Thursday, 15 April 2010

Life insurance quotes for whole, universal and variable policies

The distinction made by the insurance industry is between term and permanent life insurance. So you either buy a policy for a fixed term of years which then expires, or the policy is "permanent", i.e. it usually stays valid and enforceable during your life. The other elements of permanence cover the premium rate which can remain the same throughout your life and the terms of the policy which continue to apply regardless of any change in your health or other circumstances. Never liking to leave anything really simple and straightforward, the industry then divides policies into three basic types.

The first is the so-called whole life policy which many consider the most appropriate because the insurers tend to offer minimum guarantees. Why are guarantees useful? For someone aged in their twenties, it is difficult to predict what will happen over the next fifty years (allowing for the average life expectancy). Despite the fact that stock markets have shown steady growth over time, this is partly due to inflation. The buying power of the dollar today will be worn away by price increases, so the numbers representing stock values have to keep rising to keep pace. This is not an increase in real values. It simply prevents a loss of value. So, if an insurer today guarantees you a minimum rate of return over your lifetime, and that rate is better than inflation, it looks a good deal to take it. Better the known than the unknown.

The second type of policy is the universal which offers more flexibility, allowing you to vary the amount you pay into the fund according to changes in your financial circumstances.
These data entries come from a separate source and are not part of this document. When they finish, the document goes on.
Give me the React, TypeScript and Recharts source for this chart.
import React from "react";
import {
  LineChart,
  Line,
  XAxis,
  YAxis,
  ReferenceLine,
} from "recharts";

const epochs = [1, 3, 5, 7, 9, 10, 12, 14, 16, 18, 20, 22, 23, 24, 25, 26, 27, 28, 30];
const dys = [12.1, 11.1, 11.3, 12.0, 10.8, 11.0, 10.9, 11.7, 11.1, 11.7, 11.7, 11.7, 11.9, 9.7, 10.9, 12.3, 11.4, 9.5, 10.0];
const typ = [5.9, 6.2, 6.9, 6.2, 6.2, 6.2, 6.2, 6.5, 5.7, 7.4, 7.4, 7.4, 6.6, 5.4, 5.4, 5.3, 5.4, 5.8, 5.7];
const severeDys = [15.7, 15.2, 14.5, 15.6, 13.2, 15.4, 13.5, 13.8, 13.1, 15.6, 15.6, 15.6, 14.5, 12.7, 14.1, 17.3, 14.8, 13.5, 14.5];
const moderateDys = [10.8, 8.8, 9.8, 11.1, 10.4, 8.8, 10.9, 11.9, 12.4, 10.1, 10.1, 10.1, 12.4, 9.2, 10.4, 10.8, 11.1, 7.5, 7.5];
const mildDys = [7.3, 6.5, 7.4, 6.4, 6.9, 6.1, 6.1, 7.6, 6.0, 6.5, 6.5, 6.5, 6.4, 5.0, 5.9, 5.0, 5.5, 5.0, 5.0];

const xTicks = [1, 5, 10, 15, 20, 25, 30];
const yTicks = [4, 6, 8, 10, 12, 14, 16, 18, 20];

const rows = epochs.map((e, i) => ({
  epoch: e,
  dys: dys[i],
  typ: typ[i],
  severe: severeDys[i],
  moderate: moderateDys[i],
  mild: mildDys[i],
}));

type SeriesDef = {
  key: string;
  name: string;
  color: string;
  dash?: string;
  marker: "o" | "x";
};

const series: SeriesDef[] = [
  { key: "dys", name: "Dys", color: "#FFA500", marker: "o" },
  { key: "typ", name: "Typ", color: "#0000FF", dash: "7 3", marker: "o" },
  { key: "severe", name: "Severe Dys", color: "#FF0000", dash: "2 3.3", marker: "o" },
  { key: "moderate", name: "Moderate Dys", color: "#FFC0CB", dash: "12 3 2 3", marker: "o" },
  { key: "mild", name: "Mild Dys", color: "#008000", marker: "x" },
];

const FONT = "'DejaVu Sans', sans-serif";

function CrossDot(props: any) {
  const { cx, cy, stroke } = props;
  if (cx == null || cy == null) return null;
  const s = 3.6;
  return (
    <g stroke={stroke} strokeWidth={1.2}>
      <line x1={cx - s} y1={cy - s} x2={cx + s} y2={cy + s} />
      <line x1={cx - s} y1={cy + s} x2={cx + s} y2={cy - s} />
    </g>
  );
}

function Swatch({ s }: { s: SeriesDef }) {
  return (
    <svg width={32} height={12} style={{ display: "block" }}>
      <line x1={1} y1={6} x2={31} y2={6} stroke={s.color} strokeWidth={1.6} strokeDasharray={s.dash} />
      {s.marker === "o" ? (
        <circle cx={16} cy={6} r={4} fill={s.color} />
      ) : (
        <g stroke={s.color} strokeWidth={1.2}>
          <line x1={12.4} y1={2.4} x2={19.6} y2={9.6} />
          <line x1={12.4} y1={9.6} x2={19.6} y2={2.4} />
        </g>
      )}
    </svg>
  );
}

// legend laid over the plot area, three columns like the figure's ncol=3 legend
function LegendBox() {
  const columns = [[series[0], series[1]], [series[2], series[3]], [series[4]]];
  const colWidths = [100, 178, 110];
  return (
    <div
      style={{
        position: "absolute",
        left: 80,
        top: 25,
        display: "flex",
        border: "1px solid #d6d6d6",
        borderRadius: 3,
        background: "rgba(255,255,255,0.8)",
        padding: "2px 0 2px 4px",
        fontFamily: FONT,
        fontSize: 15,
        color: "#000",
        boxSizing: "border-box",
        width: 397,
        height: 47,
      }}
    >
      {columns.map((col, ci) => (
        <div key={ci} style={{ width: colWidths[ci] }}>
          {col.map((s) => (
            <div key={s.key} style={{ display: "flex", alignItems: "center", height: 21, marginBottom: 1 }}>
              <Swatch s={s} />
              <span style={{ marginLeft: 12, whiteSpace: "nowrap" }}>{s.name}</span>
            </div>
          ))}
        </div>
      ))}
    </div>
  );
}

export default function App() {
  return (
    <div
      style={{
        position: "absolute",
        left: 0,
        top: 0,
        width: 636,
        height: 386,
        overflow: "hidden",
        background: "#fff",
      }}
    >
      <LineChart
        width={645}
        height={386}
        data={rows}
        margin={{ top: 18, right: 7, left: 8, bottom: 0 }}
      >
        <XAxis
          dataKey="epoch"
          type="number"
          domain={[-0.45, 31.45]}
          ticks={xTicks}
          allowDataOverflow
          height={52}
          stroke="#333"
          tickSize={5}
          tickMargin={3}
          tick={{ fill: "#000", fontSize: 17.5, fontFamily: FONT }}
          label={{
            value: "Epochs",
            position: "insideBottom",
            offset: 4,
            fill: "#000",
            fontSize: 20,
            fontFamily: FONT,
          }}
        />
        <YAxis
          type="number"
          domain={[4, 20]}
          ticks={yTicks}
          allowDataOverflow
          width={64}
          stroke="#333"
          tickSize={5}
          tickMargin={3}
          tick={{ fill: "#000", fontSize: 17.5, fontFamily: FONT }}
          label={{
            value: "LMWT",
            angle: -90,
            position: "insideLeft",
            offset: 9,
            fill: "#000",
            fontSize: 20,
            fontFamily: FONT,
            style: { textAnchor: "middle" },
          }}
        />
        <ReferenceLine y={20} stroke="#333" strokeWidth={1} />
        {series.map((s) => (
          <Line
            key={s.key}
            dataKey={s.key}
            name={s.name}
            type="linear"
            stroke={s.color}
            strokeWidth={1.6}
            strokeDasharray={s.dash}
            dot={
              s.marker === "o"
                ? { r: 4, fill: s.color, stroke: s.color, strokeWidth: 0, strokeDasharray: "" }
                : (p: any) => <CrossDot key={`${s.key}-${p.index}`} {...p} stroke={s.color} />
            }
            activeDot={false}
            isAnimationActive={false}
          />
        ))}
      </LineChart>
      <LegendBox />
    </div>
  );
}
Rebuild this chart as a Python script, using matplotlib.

When you are new to the world of employment, pay is low and so you start with a low premium rate. As your pay increases, you increase the premium rate. If there is a family emergency, you can elect not to pay for a period of time. The key difference is that a whole life policy collects and adds dividends to the cash value, whereas the universal simply pays interest on the cash in hand. Despite this, there are minimum values guaranteed but they tend to be lower than the guaranteed amounts in whole life policies.

The third type of policy, the variable, appeals to those with a higher risk appetite. It gives you more control over the investments. Some insurers do offer you guidance on investment strategies, but the price of your management is you take responsibility for generating the returns. The insurer does not give anything more than a token guaranteed minimum for the benefits payable to your dependents.
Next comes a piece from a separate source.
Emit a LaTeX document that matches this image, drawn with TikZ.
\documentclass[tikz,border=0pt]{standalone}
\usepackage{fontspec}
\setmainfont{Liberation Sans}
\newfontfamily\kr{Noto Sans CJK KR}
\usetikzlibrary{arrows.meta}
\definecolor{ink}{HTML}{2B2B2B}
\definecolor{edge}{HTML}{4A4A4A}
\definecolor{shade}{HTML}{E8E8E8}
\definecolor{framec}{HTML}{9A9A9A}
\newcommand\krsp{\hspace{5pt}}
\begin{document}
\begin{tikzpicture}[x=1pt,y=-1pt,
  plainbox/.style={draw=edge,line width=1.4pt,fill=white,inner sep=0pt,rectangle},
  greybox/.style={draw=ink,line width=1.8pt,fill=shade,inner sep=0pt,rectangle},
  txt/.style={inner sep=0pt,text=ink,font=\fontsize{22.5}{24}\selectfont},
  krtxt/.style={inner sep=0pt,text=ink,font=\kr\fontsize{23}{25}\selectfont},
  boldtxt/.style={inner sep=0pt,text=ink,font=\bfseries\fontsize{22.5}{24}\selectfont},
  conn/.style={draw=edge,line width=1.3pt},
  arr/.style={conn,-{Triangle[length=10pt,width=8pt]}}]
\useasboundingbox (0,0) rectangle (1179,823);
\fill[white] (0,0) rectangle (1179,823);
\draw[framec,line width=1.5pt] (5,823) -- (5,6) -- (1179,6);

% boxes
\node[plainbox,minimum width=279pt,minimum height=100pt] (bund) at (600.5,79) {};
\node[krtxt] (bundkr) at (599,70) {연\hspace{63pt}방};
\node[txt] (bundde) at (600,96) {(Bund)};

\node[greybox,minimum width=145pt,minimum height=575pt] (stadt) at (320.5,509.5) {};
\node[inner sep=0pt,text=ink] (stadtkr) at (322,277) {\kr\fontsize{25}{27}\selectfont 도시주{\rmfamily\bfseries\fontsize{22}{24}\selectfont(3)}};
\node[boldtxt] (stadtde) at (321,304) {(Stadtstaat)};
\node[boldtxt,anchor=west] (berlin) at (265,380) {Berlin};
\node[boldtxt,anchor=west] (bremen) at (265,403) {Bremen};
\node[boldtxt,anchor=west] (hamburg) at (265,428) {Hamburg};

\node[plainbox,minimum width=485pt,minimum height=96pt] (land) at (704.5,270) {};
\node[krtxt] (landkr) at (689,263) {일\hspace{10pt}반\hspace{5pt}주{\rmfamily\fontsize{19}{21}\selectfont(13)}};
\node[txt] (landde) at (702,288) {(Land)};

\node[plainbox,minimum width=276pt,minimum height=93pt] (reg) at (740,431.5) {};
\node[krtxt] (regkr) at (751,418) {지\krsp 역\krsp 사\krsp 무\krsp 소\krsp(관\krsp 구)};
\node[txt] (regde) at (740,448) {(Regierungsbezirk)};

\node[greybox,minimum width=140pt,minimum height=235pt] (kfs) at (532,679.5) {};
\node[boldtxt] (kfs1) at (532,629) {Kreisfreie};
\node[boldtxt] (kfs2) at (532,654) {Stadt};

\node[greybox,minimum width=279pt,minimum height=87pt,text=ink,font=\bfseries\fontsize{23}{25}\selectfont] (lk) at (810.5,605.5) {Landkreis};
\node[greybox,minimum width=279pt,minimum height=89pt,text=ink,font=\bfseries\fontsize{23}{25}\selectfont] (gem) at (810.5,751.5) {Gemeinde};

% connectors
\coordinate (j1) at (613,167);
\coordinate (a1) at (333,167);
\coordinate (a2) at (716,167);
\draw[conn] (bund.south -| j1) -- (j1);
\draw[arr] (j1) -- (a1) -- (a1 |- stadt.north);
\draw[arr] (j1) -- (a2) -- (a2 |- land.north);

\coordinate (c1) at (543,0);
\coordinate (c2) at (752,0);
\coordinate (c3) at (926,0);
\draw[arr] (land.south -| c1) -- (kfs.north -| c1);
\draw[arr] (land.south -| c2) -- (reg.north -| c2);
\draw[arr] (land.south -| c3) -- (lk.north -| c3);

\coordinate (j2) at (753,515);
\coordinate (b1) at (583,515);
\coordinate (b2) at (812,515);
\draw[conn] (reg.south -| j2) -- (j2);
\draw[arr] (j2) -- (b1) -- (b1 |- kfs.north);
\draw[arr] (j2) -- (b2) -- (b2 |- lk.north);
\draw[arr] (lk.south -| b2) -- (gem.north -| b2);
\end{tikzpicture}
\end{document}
As suggested in previous articles, the promise of growth in cash value, whether through investment or the payment of interest, is something of a smokescreen. When you are going through the life insurance quotes to decide which policy might represent the best buy for you, do not focus on the investment opportunities.

Analyze the life investment quotes to find the policies offering permanence on the best terms. What you should consider is the possibility of problems with your employment. Is there a way you can keep the policy in place if you cannot afford to pay the same level of premium? Some allow you to convert the policy to one fully-paid-up, using the cash value to buy future years. Others allow you to suspend payment for a period. Since your main purpose should be protecting the interests of your dependents, keeping the policy in place is the most important factor.